André Naessens (°1949- †2003) was een figuratief schilder, tekenaar en grafisch kunstenaar, geboren en getogen in Gent. Na zijn studentenperiode aan, onder andere, het Sint-Lucasinstituut te Gent, sluit hij zich aan bij de Nieuwe Rococo-groep, en ontwikkelt er zijn eigen, half-droomachtige, half-karikaturale stijl, die hij het ’Absurde Zorbisianisme’ doopte.

Met zijn zelfportretten, doorspekt met mythische creaturen, magische figuren, verwijzingen naar muziek en citaten allerhande, behaalt hij in 1969 de “prix Jeune Peinture Belge”, in 1970 de prijs van de stad Ronse, en in 1972 de prijs van Oost-Vlaanderen voor Schilderkunst. In 1976 werd er een film gemaakt over zijn werk en leven.
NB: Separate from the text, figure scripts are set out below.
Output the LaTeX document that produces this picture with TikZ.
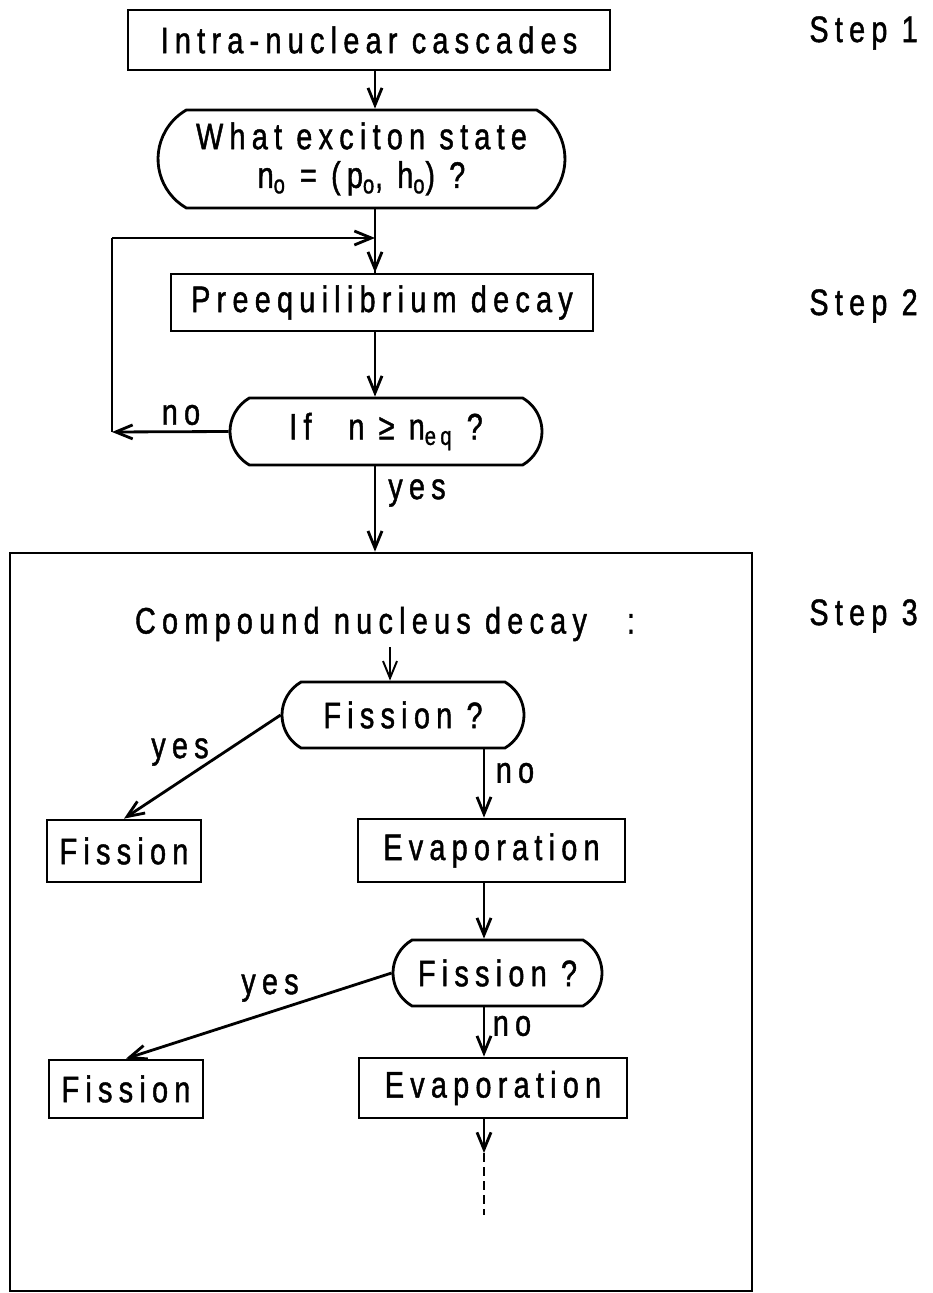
\documentclass[tikz,border=0pt]{standalone}
\usepackage{fontspec}
\setmainfont{Liberation Sans}[FakeStretch=0.78, LetterSpace=17, FakeBold=1.2]
\usetikzlibrary{positioning,arrows.meta,shapes.misc}

\begin{document}
\begin{tikzpicture}[x=0.02cm, y=-0.02cm,
  font=\fontsize{21}{22}\selectfont,
  line width=1.6pt,
  box/.style={draw, rectangle, inner sep=0pt},
  query/.style={draw, rounded rectangle, rounded rectangle arc length=120,
                inner sep=0pt, align=center},
  ar/.style={-{Straight Barb[length=3.4mm, width=2.8mm]}},
  lbl/.style={inner sep=0pt}]
\useasboundingbox (0,0) rectangle (932,1293);
\coordinate (spine) at (375,0);
\node[box, minimum width=9.64cm, minimum height=1.2cm]   (casc)  at (369,40)    {Intra-nuclear cascades};
\node[query, minimum width=8.14cm, minimum height=1.96cm] (excit) at (361.5,159) {What exciton state\\ n\textsubscript{o} = (p\textsubscript{o}, h\textsubscript{o}) ?};
\node[box, minimum width=8.44cm, minimum height=1.14cm]  (preq)  at (382,302.5) {Preequilibrium decay};
\node[query, minimum width=6.24cm, minimum height=1.34cm] (ifneq) at (386,431.5) {If\quad n ≥ n\textsubscript{eq} ?};
\node[box, minimum width=14.84cm, minimum height=14.76cm] (stage) at (381,922)  {};
\node[lbl] (cnd) at (385,624) {Compound nucleus decay\hspace{0.8cm}:};
\node[query, minimum width=4.84cm, minimum height=1.32cm] (fis1)  at (403,715)   {Fission ?};
\node[box, minimum width=3.08cm, minimum height=1.24cm]  (fbox1) at (124,851)   {Fission};
\node[box, minimum width=5.34cm, minimum height=1.26cm]  (evap1) at (491.5,850.5) {Evaporation};
\node[query, minimum width=4.18cm, minimum height=1.32cm] (fis2)  at (497.5,973) {Fission ?};
\node[box, minimum width=3.08cm, minimum height=1.16cm]  (fbox2) at (126,1089)  {Fission};
\node[box, minimum width=5.36cm, minimum height=1.2cm]   (evap2) at (493,1088)  {Evaporation};
\node[lbl, anchor=west] (step1) at (808,33)  {Step 1};
\node[lbl, anchor=west] (step2) at (808,306) {Step 2};
\node[lbl, anchor=west] (step3) at (808,616) {Step 3};
\coordinate (looptop)  at (112,238);
\coordinate (loopleft) at (112,432);
\coordinate (cndtail) at (390,647);
\coordinate (evtail) at (484,1153);
\coordinate (evend)  at (484,1215);
\draw[ar] (casc.south -| spine) -- (excit.north -| spine);
\draw (excit.south -| spine) -- (preq.north -| spine);
\draw[ar] (looptop) -- (looptop -| spine);
\draw[ar] (looptop -| spine) -- (preq.north -| spine);
\draw[ar] (preq.south -| spine) -- (ifneq.north -| spine);
\draw[ar] (ifneq.west) -- (loopleft);
\draw (loopleft) -- (looptop);
\draw[ar] (ifneq.south -| spine) -- (stage.north -| spine);
\draw[ar, line width=1.1pt] (cndtail) -- (fis1.north -| cndtail);
\draw[ar] (fis1.west) -- (fbox1.north);
\draw[ar] (fis1.south -| evtail) -- (evap1.north -| evtail);
\draw[ar] (evap1.south -| evtail) -- (fis2.north -| evtail);
\draw[ar] (fis2.west) -- (fbox2.north);
\draw[ar] (fis2.south -| evtail) -- (evap2.north -| evtail);
\draw[ar] (evap2.south -| evtail) -- (evtail);
\draw[dash pattern=on 0.18cm off 0.1cm] (evtail) -- (evend);
\node[lbl] (no0)  at (181,415) {no};
\node[lbl] (yes0) at (417,493) {yes};
\node[lbl] (yes1) at (180,752) {yes};
\node[lbl] (no1)  at (515,773) {no};
\node[lbl] (yes2) at (270,988) {yes};
\node[lbl] (no2)  at (512,1026) {no};
\end{tikzpicture}
\end{document}
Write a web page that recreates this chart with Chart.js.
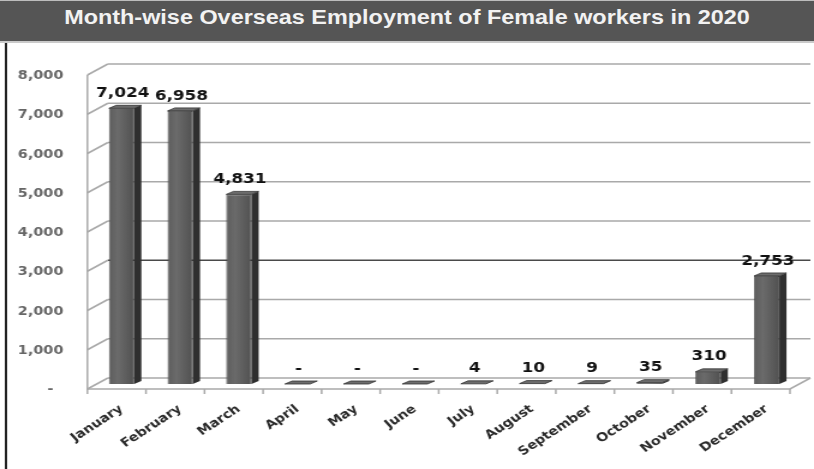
<!DOCTYPE html>
<html>
<head>
<meta charset="utf-8">
<title>Month-wise Overseas Employment of Female workers in 2020</title>
<script src="https://cdn.jsdelivr.net/npm/chart.js@4"></script>
<style>
  html, body { margin: 0; padding: 0; background: #fff; overflow: hidden; }
  /* the sheet is laid out 678 wide and stretched across the 814px window */
  #page { position: absolute; left: 0; top: 0; width: 678px; height: 469px;
          transform-origin: 0 0; transform: scaleX(1.2006); }
  #chart { position: absolute; left: 0; top: 0; }
  #title { position: absolute; left: 0; top: 0; width: 678px; height: 43px; box-sizing: border-box;
           background: #555; border-top: 1px solid #bdbdbd; border-bottom: 2px solid #cacaca;
           color: #f2f2f2; text-align: center; padding-top: 5px; line-height: 22px;
           font: bold 19.5px "Liberation Sans", Arial, sans-serif; }
  #frame { position: absolute; left: 4px; top: 43px; height: 426px; border-left: 2px solid #222; }
</style>
</head>
<body>
<div id="page">
  <canvas id="chart" width="678" height="469"></canvas>
  <div id="title">Month-wise Overseas Employment of Female workers in 2020</div>
  <div id="frame"></div>
</div>
<script>
const months = ['January', 'February', 'March', 'April', 'May', 'June',
                'July', 'August', 'September', 'October', 'November', 'December'];
const femaleWorkers = [7024, 6958, 4831, 0, 0, 0, 4, 10, 9, 35, 310, 2753];
const yTickLabels = ['-  ', '1,000', '2,000', '3,000', '4,000', '5,000', '6,000', '7,000', '8,000'];

// depth of the floor / walls and of each column
const WALL_DX = 17, FRONT_DY = 5, BACK_DY = -6;
const SIDE_DX = 6, SIDE_DY = -3;

function fmt(v) {
  return v === 0 ? '-' : v.toLocaleString('en-US');
}

const box3d = {
  id: 'box3d',
  beforeDatasetsDraw(chart) {
    const {ctx, chartArea: a, scales: {y}} = chart;
    const frontL = a.left - 4, frontR = a.right - 5;
    const backL = frontL + WALL_DX, backR = frontR + WALL_DX;
    const y0 = y.getPixelForValue(0);
    ctx.save();
    ctx.lineWidth = 1.5;
    // back wall gridlines and the left wall
    y.ticks.forEach(t => {
      const py = y.getPixelForValue(t.value);
      ctx.strokeStyle = t.value === 3000 ? '#4a4a4a' : '#a9a9a9';
      ctx.beginPath();
      ctx.moveTo(backL, py + BACK_DY);
      ctx.lineTo(backR, py + BACK_DY);
      ctx.stroke();
      ctx.strokeStyle = '#a9a9a9';
      ctx.beginPath();
      ctx.moveTo(frontL, py + FRONT_DY);
      ctx.lineTo(backL, py + BACK_DY);
      ctx.stroke();
    });
    ctx.strokeStyle = '#a9a9a9';
    ctx.beginPath();
    ctx.moveTo(frontL, y.getPixelForValue(y.max) + FRONT_DY);
    ctx.lineTo(frontL, y0 + FRONT_DY);
    ctx.lineTo(frontR, y0 + FRONT_DY);
    ctx.lineTo(backR, y0 + BACK_DY);
    ctx.stroke();
    // category tick marks on the front edge of the floor
    const step = (frontR - frontL) / months.length;
    for (let k = 0; k <= months.length; k++) {
      const px = frontL + k * step;
      ctx.beginPath();
      ctx.moveTo(px, y0 + FRONT_DY);
      ctx.lineTo(px, y0 + FRONT_DY + 5);
      ctx.stroke();
    }
    ctx.restore();
  },
  afterDatasetsDraw(chart) {
    const {ctx} = chart;
    const meta = chart.getDatasetMeta(0);
    ctx.save();
    meta.data.forEach((bar, i) => {
      const {x, y, base, width} = bar.getProps(['x', 'y', 'base', 'width'], true);
      const l = x - width / 2, r = x + width / 2;
      // soft highlight on the front face
      const g = ctx.createLinearGradient(l, 0, r, 0);
      g.addColorStop(0, 'rgba(255,255,255,0.02)');
      g.addColorStop(0.35, 'rgba(255,255,255,0.10)');
      g.addColorStop(1, 'rgba(0,0,0,0.10)');
      ctx.fillStyle = g;
      ctx.fillRect(l, y, width, base - y);
      // right side
      ctx.fillStyle = '#2f2f2f';
      ctx.beginPath();
      ctx.moveTo(r, y);
      ctx.lineTo(r + SIDE_DX, y + SIDE_DY);
      ctx.lineTo(r + SIDE_DX, base + SIDE_DY);
      ctx.lineTo(r, base);
      ctx.closePath();
      ctx.fill();
      // top
      ctx.fillStyle = '#6c6c6c';
      ctx.strokeStyle = '#333';
      ctx.lineWidth = 0.8;
      ctx.beginPath();
      ctx.moveTo(l, y);
      ctx.lineTo(l + SIDE_DX, y + SIDE_DY);
      ctx.lineTo(r + SIDE_DX, y + SIDE_DY);
      ctx.lineTo(r, y);
      ctx.closePath();
      ctx.fill();
      ctx.stroke();
      // value label
      ctx.fillStyle = '#111';
      ctx.font = 'bold 14px "DejaVu Sans"';
      ctx.textAlign = 'center';
      ctx.textBaseline = 'bottom';
      ctx.fillText(fmt(femaleWorkers[i]), x + 1, y + SIDE_DY - 5);
    });
    ctx.restore();
  }
};

const config = {
  type: 'bar',
  data: {
    labels: months,
    datasets: [{
      label: 'Female workers',
      data: femaleWorkers,
      backgroundColor: '#5a5a5a',
      borderColor: '#3a3a3a',
      borderWidth: 0.8,
      barPercentage: 0.43,
      categoryPercentage: 1
    }]
  },
  options: {
    responsive: false,
    animation: false,
    devicePixelRatio: 1,
    layout: { padding: { top: 70, right: 15, left: 0, bottom: 0 } },
    plugins: { legend: { display: false }, tooltip: { enabled: false } },
    scales: {
      x: {
        afterFit: s => { s.height = 85; },
        grid: { display: false, drawTicks: false },
        border: { display: false },
        ticks: {
          autoSkip: false, minRotation: 38, maxRotation: 38, padding: 18,
          color: '#2a2a2a', font: { family: 'DejaVu Sans', weight: 'bold', size: 12 }
        }
      },
      y: {
        min: 0, max: 8000,
        afterFit: s => { s.width = 76.8; },
        grid: { display: false, drawTicks: false },
        border: { display: false },
        ticks: {
          stepSize: 1000, padding: 24, labelOffset: 6,
          color: '#666', font: { family: 'DejaVu Sans', weight: 'bold', size: 12 },
          callback: v => yTickLabels[v / 1000]
        }
      }
    }
  },
  plugins: [box3d]
};

new Chart(document.getElementById('chart'), config);
</script>
</body>
</html>
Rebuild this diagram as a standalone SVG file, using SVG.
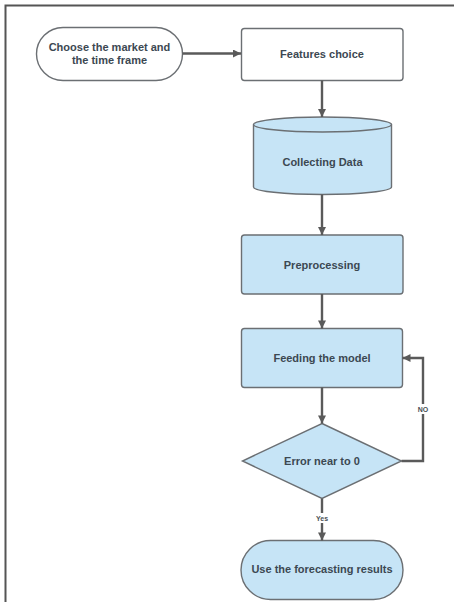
<svg xmlns="http://www.w3.org/2000/svg" width="454" height="602" viewBox="0 0 454 602">
<defs>
<style>
.frame{stroke:#555;stroke-width:2;fill:none}
.node{stroke:#6b6f73;stroke-width:1.4}
.white{fill:#ffffff}
.blue{fill:#c6e4f6}
.txt{font-family:"Liberation Sans",Arial,sans-serif;font-weight:bold;font-size:11px;fill:#3c4852;text-anchor:middle;dominant-baseline:central}
.lbl{font-family:"Liberation Sans",Arial,sans-serif;font-weight:bold;font-size:7px;fill:#4a4f55;text-anchor:middle;dominant-baseline:central}
.conn{stroke:#5a5a5a;stroke-width:2.4;fill:none}
</style>
<marker id="arr" viewBox="0 0 10 10" refX="10" refY="5" markerWidth="10" markerHeight="8" markerUnits="userSpaceOnUse" orient="auto">
<path d="M0,0 L10,5 L0,10 z" fill="#5a5a5a"/>
</marker>
</defs>
<rect width="454" height="602" fill="#ffffff"/>
<path class="frame" d="M5.5,602 L5.5,5.5 L454,5.5"/>

<g id="node-start">
<rect class="node white" x="36.5" y="27.5" width="146" height="53" rx="26.5"/>
<text class="txt" x="109.5" y="46.5">Choose the market and</text>
<text class="txt" x="109.5" y="60">the time frame</text>
</g>
<g id="node-features">
<rect class="node white" x="241.5" y="28.5" width="161.5" height="52" rx="3"/>
<text class="txt" x="322" y="54">Features choice</text>
</g>
<g id="node-collect">
<path class="node blue" d="M253.5,124.5 L253.5,187 A69,7.5 0 0 0 391.5,187 L391.5,124.5 A69,7.5 0 0 0 253.5,124.5 Z"/>
<path class="node" fill="none" d="M253.5,124.5 A69,7.5 0 0 0 391.5,124.5"/>
<text class="txt" x="322.5" y="162">Collecting Data</text>
</g>
<g id="node-preprocess">
<rect class="node blue" x="241.5" y="235" width="161.5" height="59" rx="3"/>
<text class="txt" x="322" y="264.5">Preprocessing</text>
</g>
<g id="node-feeding">
<rect class="node blue" x="241.5" y="328.5" width="161" height="59" rx="3"/>
<text class="txt" x="322" y="358">Feeding the model</text>
</g>
<g id="node-error">
<polygon class="node blue" points="322,423.5 401.5,461 322,498.5 242.5,461"/>
<text class="txt" x="322" y="461">Error near to 0</text>
</g>
<g id="node-use">
<rect class="node blue" x="241" y="540.5" width="162" height="59" rx="29.5"/>
<text class="txt" x="322" y="569">Use the forecasting results</text>
</g>

<g id="connectors">
<path class="conn" d="M182.5,53.5 L241,53.5" marker-end="url(#arr)"/>
<path class="conn" d="M322,80.5 L322,117" marker-end="url(#arr)"/>
<path class="conn" d="M322,194.5 L322,235" marker-end="url(#arr)"/>
<path class="conn" d="M322,294 L322,328.5" marker-end="url(#arr)"/>
<path class="conn" d="M322,387.5 L322,423.5" marker-end="url(#arr)"/>
<path class="conn" d="M322,498.5 L322,540.5" marker-end="url(#arr)"/>
<path class="conn" d="M401.5,461 L423,461 L423,358 L402.5,358" marker-end="url(#arr)"/>
<rect x="415" y="404" width="16" height="10" fill="#ffffff"/>
<text class="lbl" x="423" y="409">NO</text>
<rect x="313" y="513" width="18" height="10" fill="#ffffff"/>
<text class="lbl" x="322" y="518">Yes</text>
</g>
</svg>
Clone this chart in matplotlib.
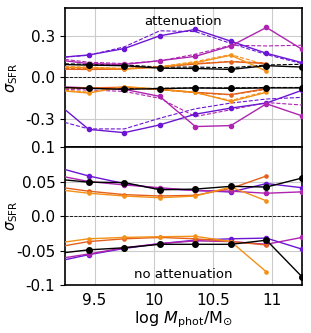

Zijn techniek vertoont meerdere overeenkomsten met graffitikunst en “écriture automatique,” maar blijft een uniek geheel, dat niettemin bij wijle aan Ensor, Chagall of Alechinsky doet denken. Elk van zijn werken bevat een stevige dosis humor, al is die vaak gitzwart, en nodigt de kijker uit mee te stappen in de wonderlijke, bruisende wereld van dit miskend genie.

André Naessens woonde en werkte achtereenvolgens in Parijs, Griekenland en Ierland, en exposeerde regelmatig te Gent, Brussel en Antwerpen, maar ook in Parijs, Amsterdam en Keulen.

Naast zijn schilderijen, schreef en illustreerde André Naessens een aantal boeken, waaronder ‘Het Gebed van de Spin’ en ‘De Heks van Haaltert’.